Al-Qaeda-linked militants now control the south of the city. An Iraqi reporter there says tribesmen allied with al-Qaeda hold the rest of Fallujah.
Fighting there erupted after troops broke up a protest camp by Sunni Arabs in the city of Ramadi on Monday.
They have been accusing the Shia-led government of marginalizing the Sunnis.
The recent fighting in Fallujah and Ramadi has pitted government troops on the one hand and the Islamic State of Iraq and the Levant (Isis), which is affiliated with al-Qaeda, and Sunni tribesmen on the other.
Local Sunni Arabs have been angered by they perceive as discrimination by the government of PM Nouri Maliki.
They also say their minority community is being targeted by anti-terrorism measures implemented to stem the surge in sectarian violence.
Iraqi army has lost control of the strategic city of Fallujah, west of Baghdad
Late on Saturday, eyewitnesses said al-Qaeda militants were in evidence on the streets of Fallujah, riding pick-up trucks mounted with anti-aircraft guns.

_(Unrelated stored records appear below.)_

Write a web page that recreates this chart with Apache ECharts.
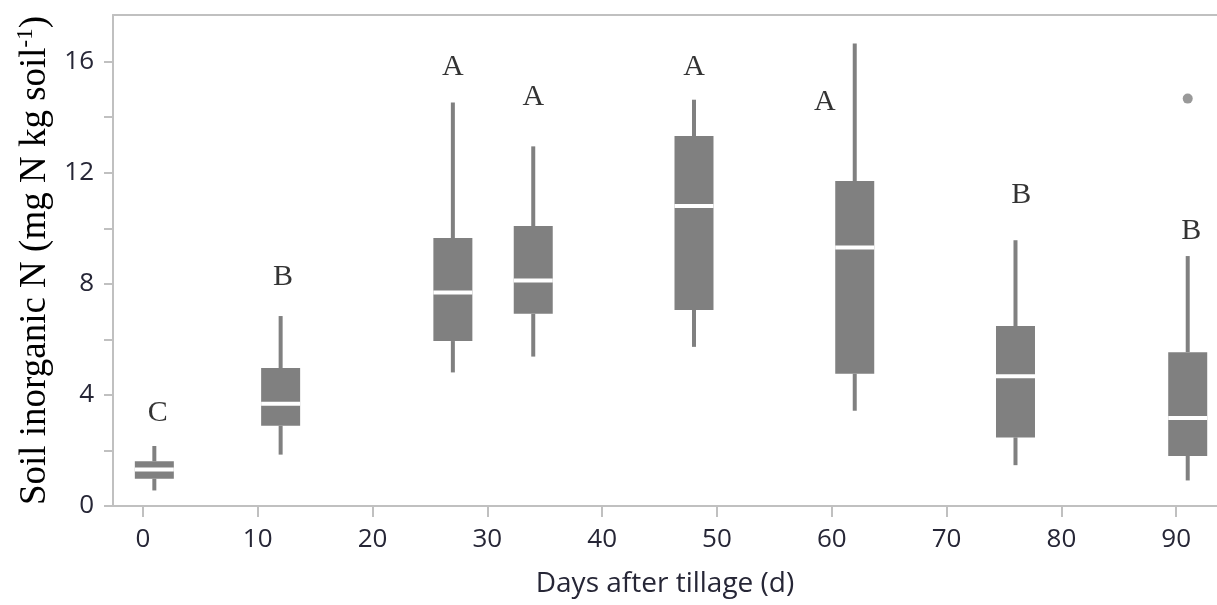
<!DOCTYPE html>
<html>
<head>
<meta charset="utf-8">
<script src="https://cdn.jsdelivr.net/npm/echarts@6/dist/echarts.min.js"></script>
<style>
html,body{margin:0;padding:0;background:#fff;}
#chart{width:1217px;height:605px;}
</style>
</head>
<body>
<div id="chart"></div>
<script>
// Box positions (days after tillage) and box statistics (mg N kg soil-1)
const days = [1, 12, 27, 34, 48, 62, 76, 91];
const whiskerLow  = [0.56, 1.85, 4.81, 5.38, 5.73, 3.43, 1.47, 0.92];
const q1          = [0.98, 2.89, 5.94, 6.92, 7.06, 4.76, 2.47, 1.80];
const median      = [1.31, 3.68, 7.69, 8.12, 10.80, 9.31, 4.67, 3.17];
const q3          = [1.61, 4.97, 9.65, 10.08, 13.32, 11.70, 6.48, 5.54];
const whiskerHigh = [2.16, 6.84, 14.53, 12.95, 14.63, 16.65, 9.57, 9.00];

// Outliers
const outlierDays = [91];
const outlierValues = [14.67];

// Significance letters
const letters = ['C', 'B', 'A', 'A', 'A', 'A', 'B', 'B'];
const letterX = [1.3, 12.2, 27, 34, 48, 59.4, 76.5, 91.3];
const letterY = [3.36, 8.24, 15.79, 14.74, 15.79, 14.56, 11.18, 9.9];

// Tick labels
const xTicks = [0, 10, 20, 30, 40, 50, 60, 70, 80, 90];
const yTicks = [0, 4, 8, 12, 16];
const yMinorTicks = [2, 6, 10, 14];

const X_MIN = -2.6, X_MAX = 93.55, Y_MIN = 0, Y_MAX = 17.68;

const boxData = days.map((d, i) => [d, whiskerLow[i], q1[i], median[i], q3[i], whiskerHigh[i]]);
const outlierData = outlierDays.map((d, i) => [d, outlierValues[i]]);
const letterData = letters.map((t, i) => ({ value: [letterX[i], letterY[i]], name: t }));
const allYTickMarks = yTicks.concat(yMinorTicks).sort((a, b) => a - b);

const GRAY = '#808080';
const AXIS = '#c0c0c0';
const SANS = 'Open Sans, Noto Sans, sans-serif';
const SERIF = 'Liberation Serif, Times New Roman, serif';
const TICKFONT = { fontFamily: SANS, fontSize: 26, color: '#262636' };

const chart = echarts.init(document.getElementById('chart'), null, { renderer: 'canvas' });

const option = {
  animation: false,
  backgroundColor: '#fff',
  grid: { left: 113, right: 0, top: 15, bottom: 99 },
  xAxis: [{
    type: 'value', min: X_MIN, max: X_MAX,
    name: 'Days after tillage (d)', nameLocation: 'middle', nameGap: 64,
    nameTextStyle: { fontFamily: SANS, fontSize: 28, color: '#262636' },
    axisLine: { show: true, onZero: false, lineStyle: { color: AXIS, width: 2 } },
    axisTick: { show: true, length: 11, lineStyle: { color: AXIS, width: 2 }, customValues: xTicks },
    axisLabel: { margin: 21, customValues: xTicks, ...TICKFONT },
    splitLine: { show: false }
  }, {
    type: 'value', position: 'top', min: X_MIN, max: X_MAX,
    axisLine: { show: true, onZero: false, lineStyle: { color: AXIS, width: 2 } },
    axisTick: { show: false }, axisLabel: { show: false }, splitLine: { show: false }
  }],
  yAxis: [{
    type: 'value', min: Y_MIN, max: Y_MAX,
    name: '{a|Soil inorganic N (mg N kg soil}{s|-1}{a|)}',
    nameLocation: 'middle', nameRotate: 90, nameGap: 56,
    nameTextStyle: {
      rich: {
        a: { fontFamily: SERIF, fontSize: 37, color: '#000', lineHeight: 41 },
        s: { fontFamily: SERIF, fontSize: 23, color: '#000', verticalAlign: 'top', lineHeight: 23 }
      }
    },
    axisLine: { show: true, onZero: false, lineStyle: { color: AXIS, width: 2 } },
    axisTick: { show: true, length: 9, lineStyle: { color: AXIS, width: 2 }, customValues: allYTickMarks },
    axisLabel: { margin: 19, customValues: yTicks, ...TICKFONT },
    splitLine: { show: false }
  }],
  series: [{
    type: 'custom',
    data: boxData,
    encode: { x: 0, y: [1, 2, 3, 4, 5] },
    renderItem: function (params, api) {
      const x = api.value(0);
      const pLow = api.coord([x, api.value(1)]);
      const pQ1 = api.coord([x, api.value(2)]);
      const pMed = api.coord([x, api.value(3)]);
      const pQ3 = api.coord([x, api.value(4)]);
      const pHigh = api.coord([x, api.value(5)]);
      const cx = pQ1[0];
      const bw = 39, ww = 4, mh = 4;
      return {
        type: 'group',
        children: [
          { type: 'rect', shape: { x: cx - ww / 2, y: pHigh[1], width: ww, height: pQ3[1] - pHigh[1] }, style: { fill: GRAY } },
          { type: 'rect', shape: { x: cx - ww / 2, y: pQ1[1], width: ww, height: pLow[1] - pQ1[1] }, style: { fill: GRAY } },
          { type: 'rect', shape: { x: cx - bw / 2, y: pQ3[1], width: bw, height: pQ1[1] - pQ3[1] }, style: { fill: GRAY } },
          { type: 'rect', shape: { x: cx - bw / 2, y: pMed[1] - mh / 2, width: bw, height: mh }, style: { fill: '#ffffff' } }
        ]
      };
    },
    z: 2
  }, {
    type: 'scatter',
    data: outlierData,
    symbol: 'circle', symbolSize: 10,
    itemStyle: { color: GRAY },
    z: 3
  }, {
    type: 'scatter',
    data: letterData,
    symbolSize: 0,
    label: {
      show: true, position: 'inside',
      formatter: p => p.name,
      fontFamily: SERIF, fontSize: 30, color: '#000'
    },
    z: 4
  }]
};
chart.setOption(option);
</script>
</body>
</html>
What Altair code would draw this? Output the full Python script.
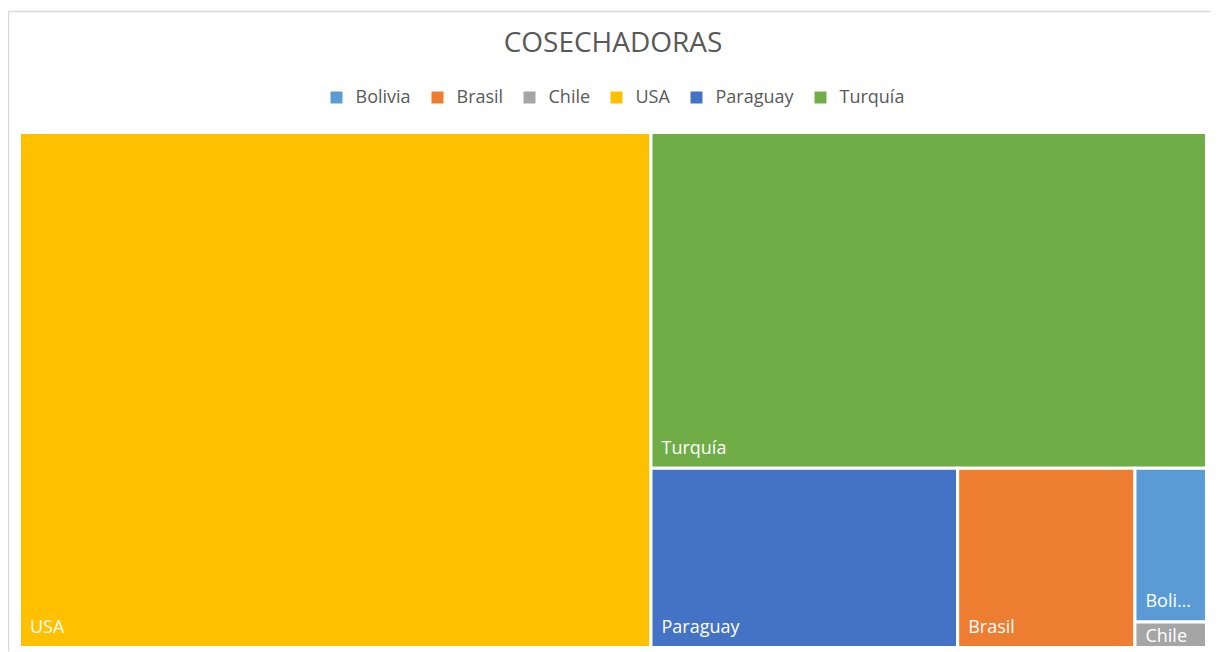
import altair as alt
import pandas as pd

# ---- data ----
countries = ["Bolivia", "Brasil", "Chile", "USA", "Paraguay", "Turquía"]
harvesters = [18, 52, 3, 532, 90, 305]
colors = ["#5B9BD5", "#ED7D31", "#A5A5A5", "#FFC000", "#4472C4", "#70AD47"]

# layout space (Excel-like squarified layout proportions)
LAYOUT_W, LAYOUT_H = 2.1, 1.0


def worst(row, side):
    s = sum(row)
    return max(max(side * side * r / (s * s), (s * s) / (side * side * r)) for r in row)


def squarify(areas, x, y, w, h, out):
    if not areas:
        return
    side = min(w, h)
    row = [areas[0]]
    i = 1
    while i < len(areas) and worst(row + [areas[i]], side) <= worst(row, side):
        row.append(areas[i])
        i += 1
    s = sum(row)
    if w >= h:
        t = s / h
        yy = y
        for a in row:
            hh = a / t
            out.append((x, yy, x + t, yy + hh))
            yy += hh
        squarify(areas[i:], x + t, y, w - t, h, out)
    else:
        t = s / w
        xx = x
        for a in row:
            ww = a / t
            out.append((xx, y, xx + ww, y + t))
            xx += ww
        squarify(areas[i:], x, y + t, w, h - t, out)


order = sorted(range(len(countries)), key=lambda i: -harvesters[i])
total = sum(harvesters)
areas = [harvesters[i] / total * LAYOUT_W * LAYOUT_H for i in order]
boxes = []
squarify(areas, 0.0, 0.0, LAYOUT_W, LAYOUT_H, boxes)

rows = []
for idx, (x0, y0, x1, y1) in zip(order, boxes):
    rows.append(dict(country=countries[idx], value=harvesters[idx],
                     x0=x0, y0=y0, x1=x1, y1=y1, small=(y1 - y0) < 0.08))
df = pd.DataFrame(rows)

FONT = "Open Sans"
GREY = "#595959"

xs = alt.Scale(domain=[0, LAYOUT_W], nice=False, zero=False)
ys = alt.Scale(domain=[0, LAYOUT_H], nice=False, zero=False, reverse=True)

base = alt.Chart(df)

rects = base.mark_rect(stroke="white", strokeWidth=3).encode(
    x=alt.X("x0:Q", scale=xs, axis=None),
    x2="x1:Q",
    y=alt.Y("y0:Q", scale=ys, axis=None),
    y2="y1:Q",
    color=alt.Color(
        "country:N",
        scale=alt.Scale(domain=countries, range=colors),
        legend=alt.Legend(
            title=None, orient="none", legendX=308, legendY=-44,
            direction="horizontal", columns=6,
            symbolType="square", symbolSize=144, symbolStrokeWidth=0,
            symbolOpacity=1, labelFont=FONT, labelFontSize=18,
            labelColor=GREY, labelOffset=10, columnPadding=17, padding=0,
        ),
    ),
    tooltip=["country:N", "value:Q"],
)

limit_expr = alt.ExprRef(expr="scale('x', datum.x1) - scale('x', datum.x0) - 22")

labels_big = base.transform_filter("!datum.small").mark_text(
    align="left", baseline="alphabetic", dx=10.5, dy=-14.5,
    color="white", font=FONT, fontSize=18, limit=limit_expr,
).encode(
    x=alt.X("x0:Q", scale=xs, axis=None),
    y=alt.Y("y1:Q", scale=ys, axis=None),
    text="country:N",
)

labels_small = base.transform_filter("datum.small").mark_text(
    align="left", baseline="alphabetic", dx=10.5, dy=20,
    color="white", font=FONT, fontSize=18, limit=limit_expr,
).encode(
    x=alt.X("x0:Q", scale=xs, axis=None),
    y=alt.Y("y0:Q", scale=ys, axis=None),
    text="country:N",
)

frame_src = alt.Chart(pd.DataFrame({"k": [0]}))
frame_top = frame_src.mark_rule(color="#D9D9D9", strokeWidth=1.5).encode(
    x=alt.value(-11), x2=alt.value(1191), y=alt.value(-121)
)
frame_left = frame_src.mark_rule(color="#D9D9D9", strokeWidth=1.5).encode(
    x=alt.value(-11), y=alt.value(-121), y2=alt.value(519)
)

chart = alt.layer(frame_top, frame_left, rects, labels_big, labels_small).properties(
    width=1187,
    height=515,
    padding={"left": 11.5, "top": 124.5, "right": 4, "bottom": 4},
    autosize=alt.AutoSizeParams(type="none"),
    title=alt.TitleParams(
        "COSECHADORAS", font=FONT, fontSize=28, fontWeight="normal",
        color=GREY, anchor="middle", offset=-47, frame="group",
    ),
    background="white",
).configure_view(stroke=None)

chart.save("out.html", embed_options={"renderer": "svg", "actions": False})
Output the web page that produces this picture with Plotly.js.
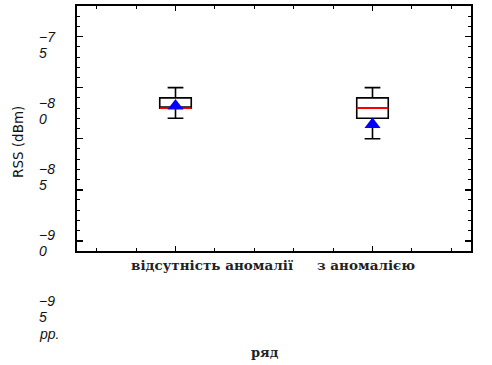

Reuters news agency said saying troops were shelling parts of the city to try to retake it.
Iraqiya state television quoted Nouri Maliki as saying: “We will not back down until we end all terrorist groups and save our people in Anbar.”
On Tuesday, he agreed to withdraw the army from towns and cities in Anbar province, to allow police to resume control of security.
But as soon as soldiers left their posts, militants aligned to al-Qaeda appeared in Ramadi, Fallujah and Tarmiya, storming police stations, freeing prisoners and seizing weapons.
Nouri Maliki reversed his decision the next day, sending soldiers back to Anbar.
But on Thursday, militants in Ramadi and Fallujah raised black flags on buildings and used the loudspeakers of mosques to call on people to join their struggle and support a “peaceful takeover”.
In recent months Sunni militants have stepped up attacks across Iraq, while Shia groups began deadly reprisals – raising fears of a return to full-scale sectarian conflict.
On Wednesday, the UN said at least 7,818 civilians and 1,050 members of the security forces had been killed in 2013.